Geodesic quadrangles in CAT($0$) spaces

Question

I am trying to show that any geodesic quadrangle $Q$ in any CAT($0$) space $X$ has a comparison quadrangle in $\mathbb{R}^2$ (same definition as for triangles). One can split $Q$ in two triangles $T_1$ and $T_2$ and consider the quadrangle $\overline{Q} \subseteq \mathbb{R}^2$ obtained gluing the comparison triangles $\overline{T_1}$ and $\overline{T_2}$ along the "diagonal", which we call $\overline{d}$ (note that, in general, we would not obtain the same quadrangle $\overline{Q}$ if we had chosen the other "diagonal" in $Q$).
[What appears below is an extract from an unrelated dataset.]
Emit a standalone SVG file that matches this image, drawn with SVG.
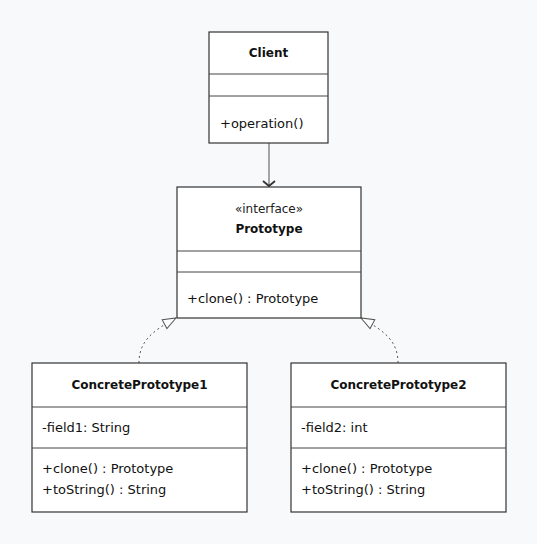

Pick $p,q \in Q$, wlog one in $T_1$ and one in $T_2$. If the straight line segment between $\overline{p}$ and $\overline{q}$ crosses $\overline{d}$, then we call the intersection point $\overline{g}$, its "preimage" $g$, and we obtain the inequality $$d_X(p,q) \le d_X(p,g) + d_X(g,q) \le d_{\mathbb{R}^2}(\overline{p},\overline{g}) + d_{\mathbb{R}^2}(\overline{g},\overline{q}) = d_{\mathbb{R}^2}(\overline{p},\overline{q}),$$ and everything is fine. If, however, $\overline{Q}$ is not so nice and we do not get the intersection point $\overline{g}$, then the above reasoning does not work. I would appreciate any hint on how to adapt the proof for the general case.